Any hope of enacting new media legislation in Hungary faded away on Wednesday as the main opposition party Fidesz withdrew its support for a bill based on a compromise by the country’s five parliamentary parties.
The enactment of a media law requires the votes of two-thirds of MPs, which has provided a major stumbling block to introducing badly needed improvements on the current law, which came into effect in 1996.
Expert panels have made several attempts over the past seven years to design a law fit to regulate Hungary’s fast-changing media environment. Since 2007, the five parties have worked out a series of compromise bills, all of which failed for a variety of reasons.
One version published late last year provoked an outcry by commentators in the media, who objected to draconian measures which appeared to threaten press freedom. The parties dropped the offending passages, but the bill again hit the buffers as the liberal Free Democrats pushed for a regulatory structure better insulated from the controlling interests of politicians.

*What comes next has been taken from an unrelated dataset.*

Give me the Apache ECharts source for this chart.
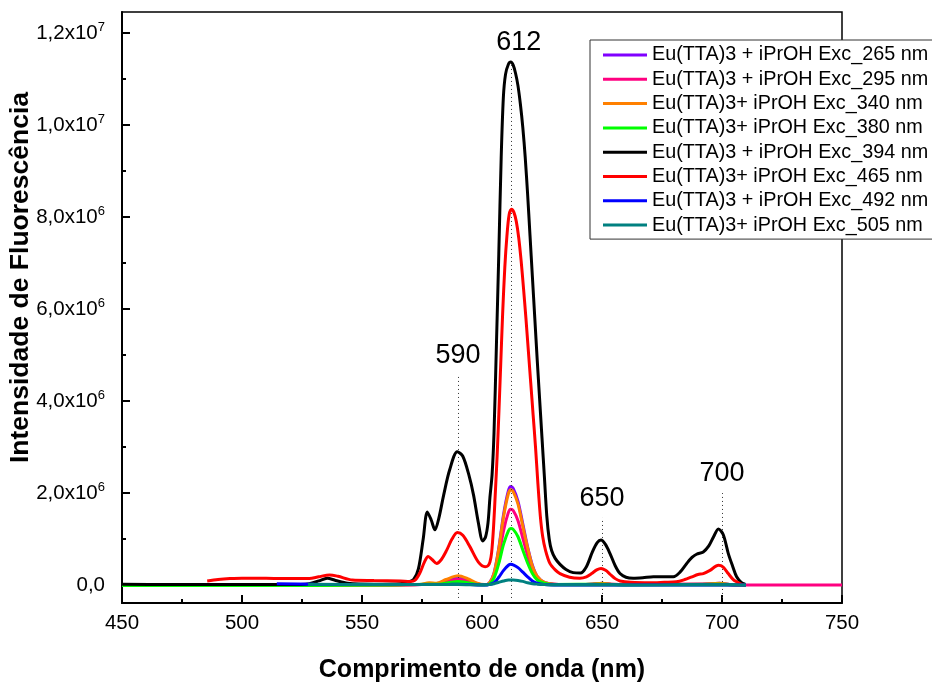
<!DOCTYPE html>
<html>
<head>
<meta charset="utf-8">
<script src="https://cdn.jsdelivr.net/npm/echarts@6/dist/echarts.min.js"></script>
<style>html,body{margin:0;padding:0;background:#fff}#c{width:932px;height:682px}</style>
</head>
<body>
<div id="c"></div>
<script>
// Intensities in units of 1e6 counts; wavelength in nm
const seriesNames = [
  'Eu(TTA)3 + iPrOH Exc_265 nm',
  'Eu(TTA)3 + iPrOH Exc_295 nm',
  'Eu(TTA)3+ iPrOH Exc_340 nm',
  'Eu(TTA)3+ iPrOH Exc_380 nm',
  'Eu(TTA)3 + iPrOH Exc_394 nm',
  'Eu(TTA)3+ iPrOH Exc_465 nm',
  'Eu(TTA)3 + iPrOH Exc_492 nm',
  'Eu(TTA)3+ iPrOH Exc_505 nm'
];
const seriesColors = ['#8000FF','#FF0080','#FF8000','#00FF00','#000000','#FF0000','#0000FF','#008080'];

const exc265 = [[450,0.0],[560,0.0],[575,0.01],[578,0.03],[582,0.04],[586,0.1],[590,0.16],[594,0.11],[598,0.03],[601,0.01],[603,0.04],[605,0.26],[607,0.81],[609,1.54],[611,2.05],[612,2.14],[613,2.10],[615,1.82],[617,1.33],[619,0.83],[621,0.43],[623,0.19],[626,0.06],[630,0.02],[640,0.01],[646,0.02],[650,0.04],[654,0.02],[660,0.01],[690,0.01],[699,0.04],[704,0.01],[710,0.0]];
const exc295 = [[450,0.0],[560,0.0],[575,0.01],[578,0.02],[582,0.03],[586,0.08],[590,0.12],[594,0.08],[598,0.02],[601,0.01],[603,0.03],[605,0.2],[607,0.63],[609,1.19],[611,1.58],[612,1.65],[613,1.62],[615,1.40],[617,1.02],[619,0.64],[621,0.33],[623,0.15],[626,0.05],[630,0.02],[640,0.01],[650,0.03],[655,0.01],[699,0.03],[704,0.0],[720,0.0],[750,0.0]];
const exc340 = [[450,0.0],[560,0.0],[574,0.01],[578,0.05],[581,0.04],[585,0.12],[590,0.2],[594,0.14],[598,0.04],[601,0.01],[603,0.04],[605,0.25],[607,0.79],[609,1.49],[611,1.99],[612,2.07],[613,2.03],[615,1.76],[617,1.28],[619,0.81],[621,0.41],[623,0.19],[626,0.06],[630,0.02],[640,0.01],[646,0.02],[650,0.04],[654,0.02],[660,0.01],[690,0.01],[699,0.04],[704,0.01],[710,0.0]];
const exc380 = [[450,-0.01],[500,-0.01],[560,0.0],[578,0.02],[582,0.02],[586,0.05],[590,0.08],[594,0.05],[598,0.01],[601,0.0],[603,0.02],[605,0.15],[607,0.47],[609,0.89],[611,1.18],[612,1.23],[613,1.21],[615,1.05],[617,0.76],[619,0.48],[621,0.25],[623,0.11],[626,0.04],[630,0.01],[650,0.02],[660,0.0],[699,0.02],[710,0.0]];
const exc394 = [[450,0.02],[470,0.01],[500,0.01],[520,0.01],[528,0.03],[532,0.09],[535.5,0.15],[539,0.1],[544,0.04],[555,0.02],[566,0.03],[569,0.06],[571.5,0.12],[573.5,0.35],[575.5,1.0],[577.2,1.59],[578.8,1.42],[580.4,1.2],[582,1.45],[584,1.95],[586.5,2.5],[589.7,2.9],[592,2.8],[594.5,2.4],[596.5,1.95],[598.5,1.35],[600.3,0.96],[601.5,1.05],[602.5,1.35],[603.3,1.9],[604.2,2.4],[605,3.3],[606,5.2],[607,7.2],[608,9.3],[608.9,10.6],[609.8,11.1],[611,11.32],[612,11.37],[613,11.3],[614,11.12],[615,10.85],[616,10.45],[617,9.95],[618,9.3],[619,8.5],[620,7.6],[621,6.7],[622,5.8],[623,4.9],[624,4.05],[625,3.2],[626,2.35],[627,1.5],[628,1.0],[629,0.75],[630.5,0.58],[632.5,0.45],[635,0.34],[638,0.27],[641,0.26],[643.5,0.4],[646,0.72],[648,0.92],[649.6,0.98],[651.5,0.88],[653.3,0.69],[655.5,0.42],[657.5,0.25],[660,0.17],[663,0.15],[667,0.16],[671.4,0.18],[676,0.18],[679.7,0.18],[682.5,0.28],[685.3,0.47],[687.5,0.6],[689.4,0.67],[692.2,0.72],[694.5,0.85],[696.5,1.05],[698.5,1.22],[700.5,1.1],[702.6,0.69],[704.5,0.4],[706.1,0.18],[708,0.06],[709.6,0.02]];
const exc465 = [[485.5,0.09],[490,0.12],[495,0.14],[500,0.15],[510,0.15],[520,0.14],[528,0.14],[532,0.18],[536.5,0.22],[540,0.19],[546,0.11],[555,0.1],[566,0.09],[570,0.08],[572,0.1],[574,0.25],[576,0.5],[577.6,0.62],[579.3,0.55],[581.1,0.47],[583,0.55],[585.3,0.76],[587.5,1.0],[589.7,1.14],[592,1.08],[595,0.83],[598.5,0.5],[601.3,0.4],[602.5,0.42],[603.3,0.5],[604,0.7],[604.8,1.25],[605.5,1.95],[606.3,2.8],[607,3.7],[607.8,4.8],[608.6,5.9],[609.5,6.9],[610.4,7.6],[611.3,8.05],[612.3,8.17],[613.3,8.1],[614.3,7.9],[615.3,7.55],[616.3,7.05],[617.3,6.45],[618.3,5.8],[619.3,5.1],[620.3,4.4],[621.3,3.7],[622.3,3.0],[623.3,2.2],[624.3,1.5],[625.3,1.05],[626.5,0.75],[628.3,0.47],[630.5,0.33],[632.5,0.25],[636.5,0.17],[640.8,0.15],[643.5,0.18],[645.7,0.25],[647.8,0.33],[649.6,0.36],[651.5,0.32],[653.3,0.24],[655.5,0.14],[657.5,0.09],[662,0.06],[670,0.05],[676,0.06],[681,0.07],[684.5,0.12],[687.5,0.18],[690,0.23],[692.2,0.25],[695,0.32],[698.5,0.43],[700.5,0.39],[702.6,0.25],[704.5,0.13],[706.1,0.07],[708,0.02],[709.6,0.0]];
const exc492 = [[514.5,0.03],[530,0.02],[560,0.01],[585,0.01],[590,0.02],[595,0.01],[601,0.0],[603,0.01],[605,0.05],[607,0.17],[609,0.32],[611,0.43],[612,0.45],[613,0.44],[615,0.38],[617,0.28],[619,0.18],[621,0.09],[623,0.04],[626,0.01],[630,0.0],[710,0.0]];
const exc505 = [[527.5,0.02],[560,0.01],[590,0.01],[600,0.0],[603,0.01],[605,0.03],[607,0.06],[609,0.09],[611,0.11],[612,0.11],[613,0.11],[615,0.10],[617,0.08],[619,0.05],[621,0.03],[623,0.02],[626,0.01],[630,0.0],[710,0.0]];
const seriesData = [exc265, exc295, exc340, exc380, exc394, exc465, exc492, exc505];

// Peak annotations: wavelength, dotted line top (1e6 units)
const peakNm = [590, 612, 650, 700];
const peakLineTop = [4.57, 11.3, 1.46, 2.0];
const peakLineBottom = -0.28;

const yMajorTicks = [0, 2, 4, 6, 8, 10, 12];
const yMinorTicks = [1, 3, 5, 7, 9, 11];

const FONT = 'Liberation Sans, Arial, sans-serif';
const SCALE = 1e6;

function yFmt(v) {
  if (Math.abs(v) < 1) return '{m|0,0}';
  const e = Math.floor(Math.log10(v) + 1e-9);
  const m = (v / Math.pow(10, e)).toFixed(1).replace('.', ',');
  return '{m|' + m + 'x10}{s|' + e + '}';
}

const chart = echarts.init(document.getElementById('c'), null, {renderer: 'canvas'});

const series = seriesNames.map((name, i) => ({
  name: name,
  type: 'line',
  data: seriesData[i].map(p => [p[0], p[1] * SCALE]),
  showSymbol: false,
  symbol: 'none',
  smooth: 0.3,
  lineStyle: {color: seriesColors[i], width: 3},
  itemStyle: {color: seriesColors[i]},
  animation: false,
  z: 2 + i
}));

series.push({
  name: 'peaks',
  type: 'line',
  data: [],
  animation: false,
  z: 20,
  markLine: {
    silent: true,
    symbol: ['none', 'none'],
    animation: false,
    lineStyle: {color: '#333', width: 1, type: [1, 3]},
    label: {
      show: true, position: 'end', distance: 6,
      color: '#000', fontSize: 27, fontFamily: FONT,
      formatter: p => p.data.name || p.name
    },
    data: peakNm.map((nm, i) => [
      {coord: [nm, peakLineBottom * SCALE], name: String(nm),
       label: nm === 612 ? {offset: [8, -3]} : {}},
      {coord: [nm, peakLineTop[i] * SCALE]}
    ])
  }
});

chart.setOption({
  backgroundColor: '#fff',
  animation: false,
  grid: {left: 122, right: 90, top: 12, bottom: 79, show: true, borderColor: '#000', borderWidth: 1.5, backgroundColor: 'transparent', outerBoundsMode: 'none', containLabel: false},
  legend: {
    orient: 'vertical', left: 590, top: 40,
    data: seriesNames,
    icon: 'rect', itemWidth: 44, itemHeight: 3, itemGap: 4.3,
    padding: [5, 20, 4, 13],
    borderColor: '#333', borderWidth: 1, backgroundColor: '#fff',
    textStyle: {fontSize: 19.8, fontFamily: FONT, color: '#000'},
    z: 30
  },
  xAxis: {
    type: 'value', min: 450, max: 750, interval: 50,
    name: 'Comprimento de onda (nm)', nameLocation: 'middle', nameGap: 55, nameMoveOverlap: false,
    nameTextStyle: {fontSize: 25, fontWeight: 'bold', fontFamily: FONT, color: '#000'},
    axisLine: {show: true, onZero: false, lineStyle: {color: '#000', width: 2}},
    axisTick: {show: true, inside: true, length: 8, lineStyle: {color: '#000', width: 2}},
    minorTick: {show: true, splitNumber: 2, length: 4, lineStyle: {color: '#000', width: 2}},
    axisLabel: {fontSize: 20.5, fontFamily: FONT, color: '#000', margin: 10},
    splitLine: {show: false}
  },
  yAxis: [{
    type: 'value', min: -0.39 * SCALE, max: 12.456 * SCALE,
    name: 'Intensidade de Fluorescência', nameLocation: 'middle', nameGap: 88, nameMoveOverlap: false,
    nameTextStyle: {fontSize: 26.5, fontWeight: 'bold', fontFamily: FONT, color: '#000', padding: [0, 0, 0, 60]},
    axisLine: {show: true, onZero: false, lineStyle: {color: '#000', width: 2}},
    axisTick: {show: true, inside: true, length: 8, lineStyle: {color: '#000', width: 2}, customValues: yMajorTicks.map(v => v * SCALE)},
    axisLabel: {
      margin: 17, formatter: yFmt, customValues: yMajorTicks.map(v => v * SCALE),
      rich: {
        m: {fontSize: 20.5, fontFamily: FONT, color: '#000', lineHeight: 24},
        s: {fontSize: 13, fontFamily: FONT, color: '#000', padding: [0, 0, 11, 0]}
      }
    },
    splitLine: {show: false}
  }, {
    type: 'value', min: -0.39 * SCALE, max: 12.456 * SCALE, position: 'left',
    axisLine: {show: false},
    axisTick: {show: true, inside: true, length: 4, lineStyle: {color: '#000', width: 2}, customValues: yMinorTicks.map(v => v * SCALE)},
    axisLabel: {show: false},
    splitLine: {show: false}
  }],
  series: series
});
</script>
</body>
</html>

Still, there was broad agreement that the cross-party bill served its main purpose of bringing media rules in conformity with European Union regulations and providing the legal basis for cross-platform digitalisation.
The minority Socialist government and the opposition parties had come under increasing pressure from Hungary’s broadcast media industry to arrive at a consensus on how to revamp the current outdated law, such as providing the framework for delivering digital content to mobile phones.
Fidesz, which according to current polling evidence would win a landslide in an election — giving it a two-thirds majority in parliament — said in a statement on Wednesday that the bill had undergone so many permutations and compromises that it was not fit to handle “the current media regulatory chaos”.
Hungary’s parliament on Tuesday elected a new partly technocratic government whose term expires in spring 2010.